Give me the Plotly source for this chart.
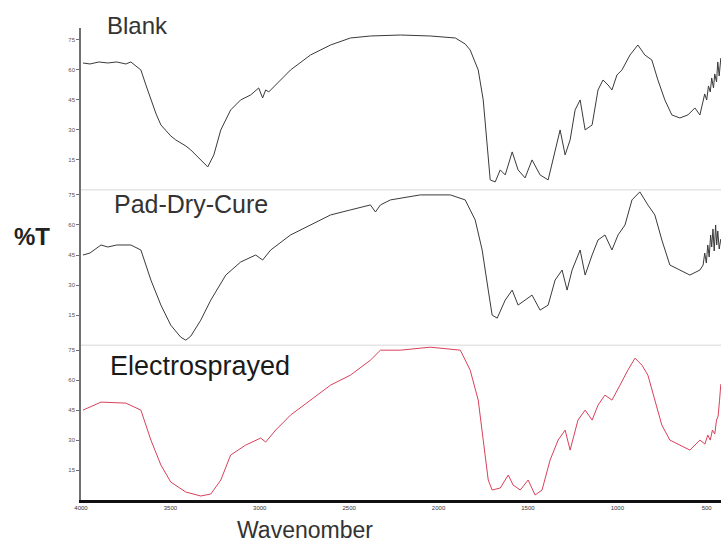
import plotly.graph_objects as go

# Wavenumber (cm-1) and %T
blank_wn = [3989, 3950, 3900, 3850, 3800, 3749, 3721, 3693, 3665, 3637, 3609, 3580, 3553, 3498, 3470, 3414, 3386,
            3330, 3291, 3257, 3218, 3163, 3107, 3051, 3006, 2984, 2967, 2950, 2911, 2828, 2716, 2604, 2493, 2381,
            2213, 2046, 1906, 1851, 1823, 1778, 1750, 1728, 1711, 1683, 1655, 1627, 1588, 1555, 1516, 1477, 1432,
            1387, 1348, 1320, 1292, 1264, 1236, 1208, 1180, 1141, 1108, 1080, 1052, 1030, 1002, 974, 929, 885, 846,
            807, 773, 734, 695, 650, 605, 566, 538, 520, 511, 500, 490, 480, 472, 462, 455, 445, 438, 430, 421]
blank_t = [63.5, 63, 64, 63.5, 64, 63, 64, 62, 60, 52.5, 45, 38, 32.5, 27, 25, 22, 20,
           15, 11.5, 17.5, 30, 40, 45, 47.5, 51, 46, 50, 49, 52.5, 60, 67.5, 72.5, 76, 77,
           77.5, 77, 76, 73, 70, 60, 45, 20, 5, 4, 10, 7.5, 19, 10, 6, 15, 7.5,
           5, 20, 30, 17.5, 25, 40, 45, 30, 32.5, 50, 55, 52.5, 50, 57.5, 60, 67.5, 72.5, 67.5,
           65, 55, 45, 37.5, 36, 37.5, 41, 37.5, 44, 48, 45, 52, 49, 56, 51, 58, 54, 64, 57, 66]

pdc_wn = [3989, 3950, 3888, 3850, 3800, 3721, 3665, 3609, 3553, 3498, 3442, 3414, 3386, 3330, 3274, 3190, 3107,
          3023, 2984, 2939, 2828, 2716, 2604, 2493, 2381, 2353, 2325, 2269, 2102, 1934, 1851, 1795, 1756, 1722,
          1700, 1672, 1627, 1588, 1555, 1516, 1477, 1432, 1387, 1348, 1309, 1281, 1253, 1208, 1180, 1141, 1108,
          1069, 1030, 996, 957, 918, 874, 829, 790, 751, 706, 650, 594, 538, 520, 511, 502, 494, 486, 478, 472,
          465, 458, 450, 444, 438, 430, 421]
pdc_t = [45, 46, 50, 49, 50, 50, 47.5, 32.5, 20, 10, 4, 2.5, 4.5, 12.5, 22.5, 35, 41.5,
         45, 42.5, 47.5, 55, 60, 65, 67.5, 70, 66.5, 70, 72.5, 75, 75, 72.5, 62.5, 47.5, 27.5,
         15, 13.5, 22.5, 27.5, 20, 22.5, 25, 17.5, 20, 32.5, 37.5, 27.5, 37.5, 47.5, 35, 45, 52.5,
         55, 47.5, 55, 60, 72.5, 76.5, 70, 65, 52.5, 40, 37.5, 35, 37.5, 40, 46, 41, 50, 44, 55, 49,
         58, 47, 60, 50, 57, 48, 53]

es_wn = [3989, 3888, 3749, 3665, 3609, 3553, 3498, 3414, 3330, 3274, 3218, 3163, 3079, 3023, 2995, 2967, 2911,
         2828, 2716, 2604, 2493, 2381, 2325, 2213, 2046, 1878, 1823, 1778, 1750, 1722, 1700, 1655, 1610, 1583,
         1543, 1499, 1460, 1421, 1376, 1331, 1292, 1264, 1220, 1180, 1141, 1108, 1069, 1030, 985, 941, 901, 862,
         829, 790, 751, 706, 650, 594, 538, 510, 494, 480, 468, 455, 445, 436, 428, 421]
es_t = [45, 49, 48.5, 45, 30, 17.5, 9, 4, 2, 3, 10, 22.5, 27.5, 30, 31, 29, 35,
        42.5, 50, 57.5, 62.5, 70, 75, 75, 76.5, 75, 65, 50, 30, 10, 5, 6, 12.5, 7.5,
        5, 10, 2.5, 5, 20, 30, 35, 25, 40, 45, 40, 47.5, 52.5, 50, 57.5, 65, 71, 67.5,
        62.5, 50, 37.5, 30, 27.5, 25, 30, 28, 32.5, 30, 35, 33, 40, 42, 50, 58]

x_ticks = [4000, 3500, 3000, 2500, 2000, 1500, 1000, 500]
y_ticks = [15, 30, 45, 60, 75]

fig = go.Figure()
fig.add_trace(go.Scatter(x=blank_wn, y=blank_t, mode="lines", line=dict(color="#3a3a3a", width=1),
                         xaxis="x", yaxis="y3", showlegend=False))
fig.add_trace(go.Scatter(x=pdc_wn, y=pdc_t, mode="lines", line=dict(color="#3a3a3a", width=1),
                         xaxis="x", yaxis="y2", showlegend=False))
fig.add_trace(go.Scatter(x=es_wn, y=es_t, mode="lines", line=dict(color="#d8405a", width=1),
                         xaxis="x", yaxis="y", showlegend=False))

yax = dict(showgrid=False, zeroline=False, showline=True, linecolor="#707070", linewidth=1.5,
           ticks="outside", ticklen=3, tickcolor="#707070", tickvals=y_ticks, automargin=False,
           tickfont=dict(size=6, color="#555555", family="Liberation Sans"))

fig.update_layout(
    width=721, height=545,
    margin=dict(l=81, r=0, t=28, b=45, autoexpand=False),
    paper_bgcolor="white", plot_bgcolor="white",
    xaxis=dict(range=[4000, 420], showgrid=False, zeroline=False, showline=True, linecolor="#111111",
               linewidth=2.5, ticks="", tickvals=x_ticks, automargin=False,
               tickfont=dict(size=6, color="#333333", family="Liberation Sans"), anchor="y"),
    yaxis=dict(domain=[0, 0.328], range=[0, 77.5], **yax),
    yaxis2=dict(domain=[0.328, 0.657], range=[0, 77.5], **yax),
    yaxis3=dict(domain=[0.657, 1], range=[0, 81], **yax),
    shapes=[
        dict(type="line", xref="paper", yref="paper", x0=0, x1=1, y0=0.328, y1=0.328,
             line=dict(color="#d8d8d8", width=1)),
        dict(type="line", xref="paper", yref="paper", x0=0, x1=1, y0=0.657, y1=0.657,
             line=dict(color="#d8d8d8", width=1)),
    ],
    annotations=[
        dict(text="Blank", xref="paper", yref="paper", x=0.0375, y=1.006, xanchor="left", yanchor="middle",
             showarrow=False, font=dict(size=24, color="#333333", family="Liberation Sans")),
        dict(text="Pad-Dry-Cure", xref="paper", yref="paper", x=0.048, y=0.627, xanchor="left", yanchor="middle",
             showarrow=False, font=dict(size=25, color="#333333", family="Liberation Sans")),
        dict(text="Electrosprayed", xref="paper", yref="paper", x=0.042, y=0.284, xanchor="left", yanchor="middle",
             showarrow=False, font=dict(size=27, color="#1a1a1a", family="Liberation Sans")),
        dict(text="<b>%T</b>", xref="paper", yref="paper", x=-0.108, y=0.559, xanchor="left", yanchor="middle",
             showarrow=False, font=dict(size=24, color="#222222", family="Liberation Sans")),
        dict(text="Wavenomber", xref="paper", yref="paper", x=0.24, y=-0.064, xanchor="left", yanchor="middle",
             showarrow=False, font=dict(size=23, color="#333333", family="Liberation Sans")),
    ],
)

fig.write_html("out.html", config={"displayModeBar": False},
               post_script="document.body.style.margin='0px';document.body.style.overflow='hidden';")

━━━━━━━━━━━━━━━━

Leave out all pictures, then copy the remaining material exactly.

Give me the Plotly source for this chart.
import plotly.graph_objects as go

# Wavenumber (cm-1) and %T
blank_wn = [3989, 3950, 3900, 3850, 3800, 3749, 3721, 3693, 3665, 3637, 3609, 3580, 3553, 3498, 3470, 3414, 3386,
            3330, 3291, 3257, 3218, 3163, 3107, 3051, 3006, 2984, 2967, 2950, 2911, 2828, 2716, 2604, 2493, 2381,
            2213, 2046, 1906, 1851, 1823, 1778, 1750, 1728, 1711, 1683, 1655, 1627, 1588, 1555, 1516, 1477, 1432,
            1387, 1348, 1320, 1292, 1264, 1236, 1208, 1180, 1141, 1108, 1080, 1052, 1030, 1002, 974, 929, 885, 846,
            807, 773, 734, 695, 650, 605, 566, 538, 520, 511, 500, 490, 480, 472, 462, 455, 445, 438, 430, 421]
blank_t = [63.5, 63, 64, 63.5, 64, 63, 64, 62, 60, 52.5, 45, 38, 32.5, 27, 25, 22, 20,
           15, 11.5, 17.5, 30, 40, 45, 47.5, 51, 46, 50, 49, 52.5, 60, 67.5, 72.5, 76, 77,
           77.5, 77, 76, 73, 70, 60, 45, 20, 5, 4, 10, 7.5, 19, 10, 6, 15, 7.5,
           5, 20, 30, 17.5, 25, 40, 45, 30, 32.5, 50, 55, 52.5, 50, 57.5, 60, 67.5, 72.5, 67.5,
           65, 55, 45, 37.5, 36, 37.5, 41, 37.5, 44, 48, 45, 52, 49, 56, 51, 58, 54, 64, 57, 66]

pdc_wn = [3989, 3950, 3888, 3850, 3800, 3721, 3665, 3609, 3553, 3498, 3442, 3414, 3386, 3330, 3274, 3190, 3107,
          3023, 2984, 2939, 2828, 2716, 2604, 2493, 2381, 2353, 2325, 2269, 2102, 1934, 1851, 1795, 1756, 1722,
          1700, 1672, 1627, 1588, 1555, 1516, 1477, 1432, 1387, 1348, 1309, 1281, 1253, 1208, 1180, 1141, 1108,
          1069, 1030, 996, 957, 918, 874, 829, 790, 751, 706, 650, 594, 538, 520, 511, 502, 494, 486, 478, 472,
          465, 458, 450, 444, 438, 430, 421]
pdc_t = [45, 46, 50, 49, 50, 50, 47.5, 32.5, 20, 10, 4, 2.5, 4.5, 12.5, 22.5, 35, 41.5,
         45, 42.5, 47.5, 55, 60, 65, 67.5, 70, 66.5, 70, 72.5, 75, 75, 72.5, 62.5, 47.5, 27.5,
         15, 13.5, 22.5, 27.5, 20, 22.5, 25, 17.5, 20, 32.5, 37.5, 27.5, 37.5, 47.5, 35, 45, 52.5,
         55, 47.5, 55, 60, 72.5, 76.5, 70, 65, 52.5, 40, 37.5, 35, 37.5, 40, 46, 41, 50, 44, 55, 49,
         58, 47, 60, 50, 57, 48, 53]

es_wn = [3989, 3888, 3749, 3665, 3609, 3553, 3498, 3414, 3330, 3274, 3218, 3163, 3079, 3023, 2995, 2967, 2911,
         2828, 2716, 2604, 2493, 2381, 2325, 2213, 2046, 1878, 1823, 1778, 1750, 1722, 1700, 1655, 1610, 1583,
         1543, 1499, 1460, 1421, 1376, 1331, 1292, 1264, 1220, 1180, 1141, 1108, 1069, 1030, 985, 941, 901, 862,
         829, 790, 751, 706, 650, 594, 538, 510, 494, 480, 468, 455, 445, 436, 428, 421]
es_t = [45, 49, 48.5, 45, 30, 17.5, 9, 4, 2, 3, 10, 22.5, 27.5, 30, 31, 29, 35,
        42.5, 50, 57.5, 62.5, 70, 75, 75, 76.5, 75, 65, 50, 30, 10, 5, 6, 12.5, 7.5,
        5, 10, 2.5, 5, 20, 30, 35, 25, 40, 45, 40, 47.5, 52.5, 50, 57.5, 65, 71, 67.5,
        62.5, 50, 37.5, 30, 27.5, 25, 30, 28, 32.5, 30, 35, 33, 40, 42, 50, 58]

x_ticks = [4000, 3500, 3000, 2500, 2000, 1500, 1000, 500]
y_ticks = [15, 30, 45, 60, 75]

fig = go.Figure()
fig.add_trace(go.Scatter(x=blank_wn, y=blank_t, mode="lines", line=dict(color="#3a3a3a", width=1),
                         xaxis="x", yaxis="y3", showlegend=False))
fig.add_trace(go.Scatter(x=pdc_wn, y=pdc_t, mode="lines", line=dict(color="#3a3a3a", width=1),
                         xaxis="x", yaxis="y2", showlegend=False))
fig.add_trace(go.Scatter(x=es_wn, y=es_t, mode="lines", line=dict(color="#d8405a", width=1),
                         xaxis="x", yaxis="y", showlegend=False))

yax = dict(showgrid=False, zeroline=False, showline=True, linecolor="#707070", linewidth=1.5,
           ticks="outside", ticklen=3, tickcolor="#707070", tickvals=y_ticks, automargin=False,
           tickfont=dict(size=6, color="#555555", family="Liberation Sans"))

fig.update_layout(
    width=721, height=545,
    margin=dict(l=81, r=0, t=28, b=45, autoexpand=False),
    paper_bgcolor="white", plot_bgcolor="white",
    xaxis=dict(range=[4000, 420], showgrid=False, zeroline=False, showline=True, linecolor="#111111",
               linewidth=2.5, ticks="", tickvals=x_ticks, automargin=False,
               tickfont=dict(size=6, color="#333333", family="Liberation Sans"), anchor="y"),
    yaxis=dict(domain=[0, 0.328], range=[0, 77.5], **yax),
    yaxis2=dict(domain=[0.328, 0.657], range=[0, 77.5], **yax),
    yaxis3=dict(domain=[0.657, 1], range=[0, 81], **yax),
    shapes=[
        dict(type="line", xref="paper", yref="paper", x0=0, x1=1, y0=0.328, y1=0.328,
             line=dict(color="#d8d8d8", width=1)),
        dict(type="line", xref="paper", yref="paper", x0=0, x1=1, y0=0.657, y1=0.657,
             line=dict(color="#d8d8d8", width=1)),
    ],
    annotations=[
        dict(text="Blank", xref="paper", yref="paper", x=0.0375, y=1.006, xanchor="left", yanchor="middle",
             showarrow=False, font=dict(size=24, color="#333333", family="Liberation Sans")),
        dict(text="Pad-Dry-Cure", xref="paper", yref="paper", x=0.048, y=0.627, xanchor="left", yanchor="middle",
             showarrow=False, font=dict(size=25, color="#333333", family="Liberation Sans")),
        dict(text="Electrosprayed", xref="paper", yref="paper", x=0.042, y=0.284, xanchor="left", yanchor="middle",
             showarrow=False, font=dict(size=27, color="#1a1a1a", family="Liberation Sans")),
        dict(text="<b>%T</b>", xref="paper", yref="paper", x=-0.108, y=0.559, xanchor="left", yanchor="middle",
             showarrow=False, font=dict(size=24, color="#222222", family="Liberation Sans")),
        dict(text="Wavenomber", xref="paper", yref="paper", x=0.24, y=-0.064, xanchor="left", yanchor="middle",
             showarrow=False, font=dict(size=23, color="#333333", family="Liberation Sans")),
    ],
)

fig.write_html("out.html", config={"displayModeBar": False},
               post_script="document.body.style.margin='0px';document.body.style.overflow='hidden';")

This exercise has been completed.